> [STORED ROWS]
************

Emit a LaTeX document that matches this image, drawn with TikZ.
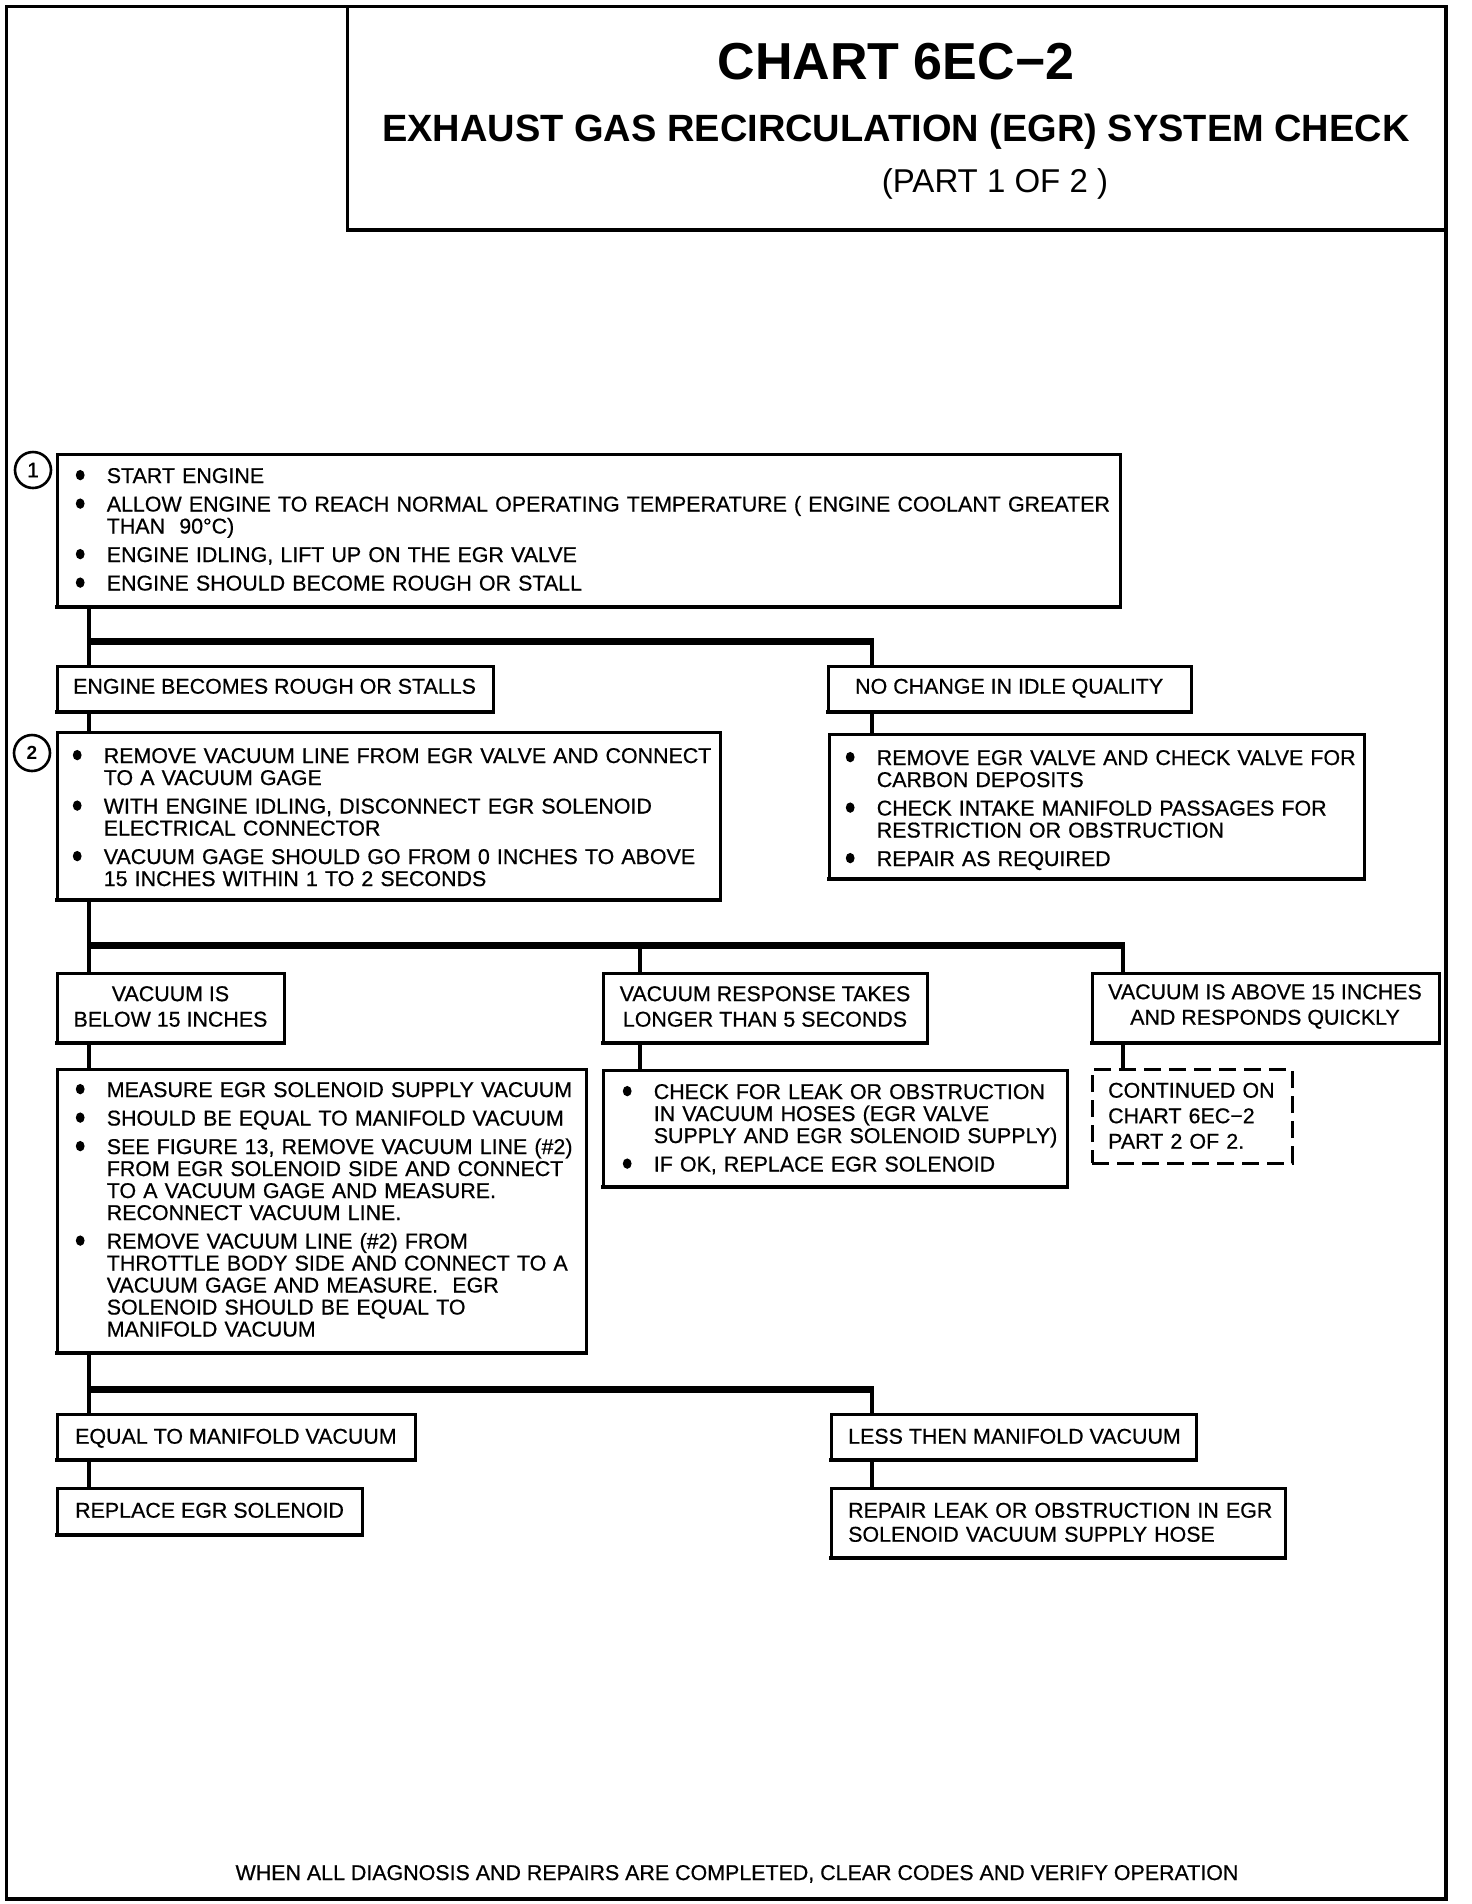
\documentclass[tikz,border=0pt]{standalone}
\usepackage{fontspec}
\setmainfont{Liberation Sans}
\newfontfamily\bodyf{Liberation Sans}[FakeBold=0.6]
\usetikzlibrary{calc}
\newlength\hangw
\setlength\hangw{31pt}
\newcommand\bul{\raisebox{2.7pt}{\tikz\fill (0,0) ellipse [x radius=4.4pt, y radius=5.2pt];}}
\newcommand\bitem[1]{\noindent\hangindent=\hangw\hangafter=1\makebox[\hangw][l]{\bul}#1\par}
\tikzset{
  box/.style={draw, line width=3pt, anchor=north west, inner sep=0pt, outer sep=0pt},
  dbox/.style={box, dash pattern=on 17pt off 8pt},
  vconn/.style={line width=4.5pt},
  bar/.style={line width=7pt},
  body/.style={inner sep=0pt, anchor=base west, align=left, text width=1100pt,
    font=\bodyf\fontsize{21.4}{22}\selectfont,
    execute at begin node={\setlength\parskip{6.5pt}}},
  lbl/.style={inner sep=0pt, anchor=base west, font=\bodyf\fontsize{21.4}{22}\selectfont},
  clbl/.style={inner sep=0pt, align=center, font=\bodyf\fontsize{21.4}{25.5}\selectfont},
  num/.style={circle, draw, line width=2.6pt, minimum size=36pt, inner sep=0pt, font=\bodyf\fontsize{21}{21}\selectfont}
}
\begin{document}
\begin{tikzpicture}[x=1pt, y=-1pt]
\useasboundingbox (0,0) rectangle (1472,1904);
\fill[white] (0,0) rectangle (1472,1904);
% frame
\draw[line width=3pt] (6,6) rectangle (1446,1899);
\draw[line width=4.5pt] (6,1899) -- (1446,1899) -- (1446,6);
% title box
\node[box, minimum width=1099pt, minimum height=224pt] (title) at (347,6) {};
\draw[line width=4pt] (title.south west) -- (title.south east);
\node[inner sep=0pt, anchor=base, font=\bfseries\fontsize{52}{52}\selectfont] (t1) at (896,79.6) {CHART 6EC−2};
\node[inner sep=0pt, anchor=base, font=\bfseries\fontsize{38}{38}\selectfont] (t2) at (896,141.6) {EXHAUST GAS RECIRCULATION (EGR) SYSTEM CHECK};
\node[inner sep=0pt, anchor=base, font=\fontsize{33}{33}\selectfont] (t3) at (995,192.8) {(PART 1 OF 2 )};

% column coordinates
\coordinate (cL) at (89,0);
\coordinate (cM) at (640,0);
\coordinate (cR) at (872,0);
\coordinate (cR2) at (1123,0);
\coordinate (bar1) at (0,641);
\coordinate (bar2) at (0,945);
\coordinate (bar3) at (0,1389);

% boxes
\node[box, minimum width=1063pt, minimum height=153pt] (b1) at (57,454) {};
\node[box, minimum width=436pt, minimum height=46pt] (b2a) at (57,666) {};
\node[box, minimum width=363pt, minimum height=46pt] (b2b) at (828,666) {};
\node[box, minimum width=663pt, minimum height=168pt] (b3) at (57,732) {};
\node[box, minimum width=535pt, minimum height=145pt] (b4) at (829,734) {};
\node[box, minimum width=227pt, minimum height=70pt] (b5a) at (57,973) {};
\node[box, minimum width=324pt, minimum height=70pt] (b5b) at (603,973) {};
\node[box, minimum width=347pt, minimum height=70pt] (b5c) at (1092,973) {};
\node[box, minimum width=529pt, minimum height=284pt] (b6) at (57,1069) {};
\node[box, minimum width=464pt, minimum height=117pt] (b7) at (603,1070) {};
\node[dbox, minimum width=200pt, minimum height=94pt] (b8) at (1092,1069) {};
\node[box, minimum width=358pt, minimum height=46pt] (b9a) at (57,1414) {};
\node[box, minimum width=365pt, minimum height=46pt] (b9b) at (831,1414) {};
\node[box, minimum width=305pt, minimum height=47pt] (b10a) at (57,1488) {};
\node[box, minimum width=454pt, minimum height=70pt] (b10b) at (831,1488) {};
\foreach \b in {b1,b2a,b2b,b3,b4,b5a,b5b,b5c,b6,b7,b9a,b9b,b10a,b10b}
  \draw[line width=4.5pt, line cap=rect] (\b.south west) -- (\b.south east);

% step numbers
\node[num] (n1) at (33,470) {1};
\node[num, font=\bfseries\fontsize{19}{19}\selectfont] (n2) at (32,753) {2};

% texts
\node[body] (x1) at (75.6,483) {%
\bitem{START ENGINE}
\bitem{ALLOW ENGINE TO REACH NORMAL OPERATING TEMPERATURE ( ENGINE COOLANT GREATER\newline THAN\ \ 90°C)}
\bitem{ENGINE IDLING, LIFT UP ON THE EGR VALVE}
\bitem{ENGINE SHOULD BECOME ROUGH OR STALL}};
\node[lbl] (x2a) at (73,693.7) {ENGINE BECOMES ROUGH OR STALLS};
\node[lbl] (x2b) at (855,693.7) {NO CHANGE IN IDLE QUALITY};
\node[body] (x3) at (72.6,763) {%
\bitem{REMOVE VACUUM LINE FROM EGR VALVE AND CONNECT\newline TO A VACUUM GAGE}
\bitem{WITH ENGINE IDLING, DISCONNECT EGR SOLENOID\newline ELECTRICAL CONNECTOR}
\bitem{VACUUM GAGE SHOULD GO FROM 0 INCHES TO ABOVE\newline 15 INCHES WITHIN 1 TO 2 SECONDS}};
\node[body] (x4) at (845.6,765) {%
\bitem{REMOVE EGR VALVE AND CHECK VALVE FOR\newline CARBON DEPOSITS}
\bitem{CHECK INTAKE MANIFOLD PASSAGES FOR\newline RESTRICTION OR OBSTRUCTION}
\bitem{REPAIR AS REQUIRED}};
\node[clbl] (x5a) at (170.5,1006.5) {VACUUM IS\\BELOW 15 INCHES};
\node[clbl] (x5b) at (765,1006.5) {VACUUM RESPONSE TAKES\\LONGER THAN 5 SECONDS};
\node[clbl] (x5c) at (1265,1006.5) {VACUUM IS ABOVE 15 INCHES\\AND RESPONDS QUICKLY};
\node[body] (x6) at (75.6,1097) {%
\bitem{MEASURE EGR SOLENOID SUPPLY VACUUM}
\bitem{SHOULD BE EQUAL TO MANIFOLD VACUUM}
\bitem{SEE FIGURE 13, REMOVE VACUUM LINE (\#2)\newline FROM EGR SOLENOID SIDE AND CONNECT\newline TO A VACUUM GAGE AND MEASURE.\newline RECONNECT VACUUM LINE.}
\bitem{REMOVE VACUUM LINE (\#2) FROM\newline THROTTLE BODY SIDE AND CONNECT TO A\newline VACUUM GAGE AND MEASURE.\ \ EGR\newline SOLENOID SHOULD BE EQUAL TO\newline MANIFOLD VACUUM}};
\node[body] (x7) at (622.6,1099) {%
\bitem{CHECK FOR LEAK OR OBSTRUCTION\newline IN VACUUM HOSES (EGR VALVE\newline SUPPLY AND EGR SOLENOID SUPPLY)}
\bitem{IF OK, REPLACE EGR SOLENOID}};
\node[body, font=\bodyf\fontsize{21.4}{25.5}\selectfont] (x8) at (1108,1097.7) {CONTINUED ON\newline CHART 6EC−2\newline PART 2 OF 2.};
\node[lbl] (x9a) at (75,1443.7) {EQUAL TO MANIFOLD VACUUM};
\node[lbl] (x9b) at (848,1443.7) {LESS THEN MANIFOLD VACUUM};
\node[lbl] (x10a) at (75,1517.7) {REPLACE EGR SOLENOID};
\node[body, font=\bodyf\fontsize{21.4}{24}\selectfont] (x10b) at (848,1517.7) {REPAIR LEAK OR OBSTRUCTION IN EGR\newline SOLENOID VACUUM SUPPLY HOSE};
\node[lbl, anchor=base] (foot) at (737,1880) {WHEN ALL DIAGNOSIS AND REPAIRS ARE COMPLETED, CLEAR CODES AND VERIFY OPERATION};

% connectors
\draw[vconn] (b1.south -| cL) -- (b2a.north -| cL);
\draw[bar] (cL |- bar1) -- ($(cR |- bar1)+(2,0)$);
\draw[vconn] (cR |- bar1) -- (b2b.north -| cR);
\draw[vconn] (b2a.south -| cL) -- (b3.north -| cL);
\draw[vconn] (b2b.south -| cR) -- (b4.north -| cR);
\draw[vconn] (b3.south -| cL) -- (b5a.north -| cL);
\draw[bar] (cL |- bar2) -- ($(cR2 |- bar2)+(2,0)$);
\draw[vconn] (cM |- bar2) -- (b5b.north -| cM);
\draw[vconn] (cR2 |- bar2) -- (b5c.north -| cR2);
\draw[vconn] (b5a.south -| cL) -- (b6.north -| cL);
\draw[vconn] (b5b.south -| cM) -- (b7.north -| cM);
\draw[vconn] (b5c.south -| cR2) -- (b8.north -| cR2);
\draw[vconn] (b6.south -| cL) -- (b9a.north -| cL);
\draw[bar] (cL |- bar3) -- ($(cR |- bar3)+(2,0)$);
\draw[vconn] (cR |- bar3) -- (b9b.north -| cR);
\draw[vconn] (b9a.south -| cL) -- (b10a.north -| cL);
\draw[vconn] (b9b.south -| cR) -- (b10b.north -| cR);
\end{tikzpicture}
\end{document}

************

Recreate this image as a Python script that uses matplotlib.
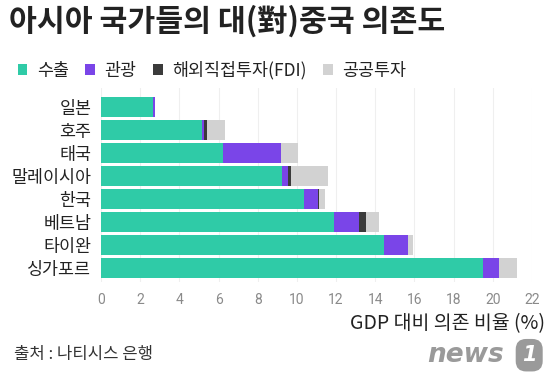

************

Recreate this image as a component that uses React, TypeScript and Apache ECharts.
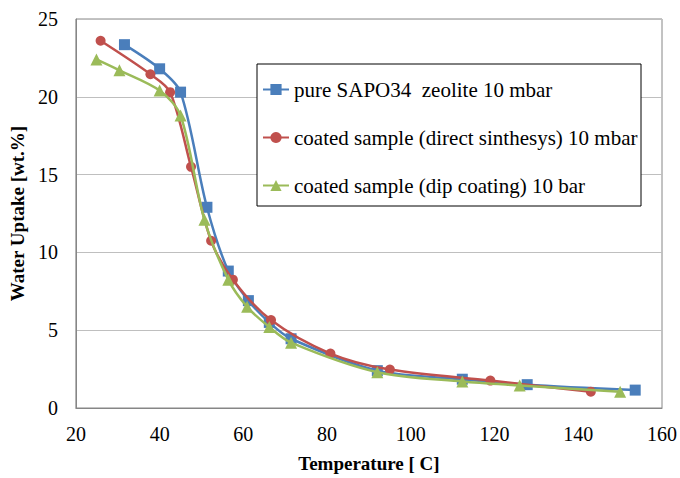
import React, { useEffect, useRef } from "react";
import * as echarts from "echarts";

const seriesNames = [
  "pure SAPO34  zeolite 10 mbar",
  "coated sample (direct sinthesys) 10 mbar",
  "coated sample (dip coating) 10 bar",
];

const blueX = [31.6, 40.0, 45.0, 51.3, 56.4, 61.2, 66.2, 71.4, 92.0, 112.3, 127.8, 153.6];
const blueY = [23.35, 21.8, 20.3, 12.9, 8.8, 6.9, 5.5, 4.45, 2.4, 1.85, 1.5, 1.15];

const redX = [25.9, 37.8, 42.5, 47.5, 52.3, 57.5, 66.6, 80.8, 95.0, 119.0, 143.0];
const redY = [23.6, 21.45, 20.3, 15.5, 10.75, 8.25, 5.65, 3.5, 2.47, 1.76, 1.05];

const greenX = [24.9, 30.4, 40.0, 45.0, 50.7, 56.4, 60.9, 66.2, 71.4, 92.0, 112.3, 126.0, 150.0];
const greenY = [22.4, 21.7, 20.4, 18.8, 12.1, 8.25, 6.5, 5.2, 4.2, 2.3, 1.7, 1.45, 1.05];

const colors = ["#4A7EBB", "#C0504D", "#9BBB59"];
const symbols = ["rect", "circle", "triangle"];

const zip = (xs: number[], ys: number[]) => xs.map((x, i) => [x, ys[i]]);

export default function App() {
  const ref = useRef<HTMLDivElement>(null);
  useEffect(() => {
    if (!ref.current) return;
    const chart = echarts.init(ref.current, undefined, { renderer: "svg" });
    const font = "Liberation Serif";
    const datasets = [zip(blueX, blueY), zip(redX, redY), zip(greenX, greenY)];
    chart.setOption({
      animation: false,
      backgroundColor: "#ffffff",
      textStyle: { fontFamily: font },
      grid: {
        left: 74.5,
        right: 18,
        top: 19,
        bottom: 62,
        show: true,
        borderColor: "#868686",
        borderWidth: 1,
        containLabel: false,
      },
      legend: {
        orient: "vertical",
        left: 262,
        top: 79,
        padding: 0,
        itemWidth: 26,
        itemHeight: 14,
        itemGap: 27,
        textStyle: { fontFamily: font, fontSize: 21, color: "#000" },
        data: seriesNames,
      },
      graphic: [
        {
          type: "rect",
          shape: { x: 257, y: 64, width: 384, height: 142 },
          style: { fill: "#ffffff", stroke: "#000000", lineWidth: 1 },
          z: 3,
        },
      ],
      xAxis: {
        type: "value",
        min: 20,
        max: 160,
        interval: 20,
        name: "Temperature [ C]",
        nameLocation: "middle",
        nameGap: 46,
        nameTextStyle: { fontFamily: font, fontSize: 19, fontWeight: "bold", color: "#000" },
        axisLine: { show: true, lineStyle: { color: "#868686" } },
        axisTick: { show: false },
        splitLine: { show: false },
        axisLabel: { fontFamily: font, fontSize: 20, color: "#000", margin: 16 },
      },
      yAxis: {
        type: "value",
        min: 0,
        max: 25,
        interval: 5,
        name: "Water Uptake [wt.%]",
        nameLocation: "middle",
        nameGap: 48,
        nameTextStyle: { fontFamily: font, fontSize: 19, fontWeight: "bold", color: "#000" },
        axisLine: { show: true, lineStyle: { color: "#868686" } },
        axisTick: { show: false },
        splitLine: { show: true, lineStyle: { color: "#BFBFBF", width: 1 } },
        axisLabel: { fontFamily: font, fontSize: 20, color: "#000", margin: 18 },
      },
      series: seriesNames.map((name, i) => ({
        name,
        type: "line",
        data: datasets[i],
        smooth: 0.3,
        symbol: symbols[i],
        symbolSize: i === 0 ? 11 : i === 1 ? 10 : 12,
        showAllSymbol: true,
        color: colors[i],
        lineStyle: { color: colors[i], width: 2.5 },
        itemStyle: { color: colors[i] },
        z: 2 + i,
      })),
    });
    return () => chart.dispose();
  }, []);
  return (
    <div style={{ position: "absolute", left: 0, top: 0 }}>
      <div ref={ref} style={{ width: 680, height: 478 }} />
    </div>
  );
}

************

> [AIM]
Take the stretch from the line containing "Recreate this image as a component" through the line containing "const zip = (xs: number[], ys: number[])" and reproduce it exactly, both ends included. Omit the pictures.

> [TASK OUTPUT]
Recreate this image as a component that uses React, TypeScript and Apache ECharts.
import React, { useEffect, useRef } from "react";
import * as echarts from "echarts";

const seriesNames = [
  "pure SAPO34  zeolite 10 mbar",
  "coated sample (direct sinthesys) 10 mbar",
  "coated sample (dip coating) 10 bar",
];

const blueX = [31.6, 40.0, 45.0, 51.3, 56.4, 61.2, 66.2, 71.4, 92.0, 112.3, 127.8, 153.6];
const blueY = [23.35, 21.8, 20.3, 12.9, 8.8, 6.9, 5.5, 4.45, 2.4, 1.85, 1.5, 1.15];

const redX = [25.9, 37.8, 42.5, 47.5, 52.3, 57.5, 66.6, 80.8, 95.0, 119.0, 143.0];
const redY = [23.6, 21.45, 20.3, 15.5, 10.75, 8.25, 5.65, 3.5, 2.47, 1.76, 1.05];

const greenX = [24.9, 30.4, 40.0, 45.0, 50.7, 56.4, 60.9, 66.2, 71.4, 92.0, 112.3, 126.0, 150.0];
const greenY = [22.4, 21.7, 20.4, 18.8, 12.1, 8.25, 6.5, 5.2, 4.2, 2.3, 1.7, 1.45, 1.05];

const colors = ["#4A7EBB", "#C0504D", "#9BBB59"];
const symbols = ["rect", "circle", "triangle"];

const zip = (xs: number[], ys: number[]) => xs.map((x, i) => [x, ys[i]]);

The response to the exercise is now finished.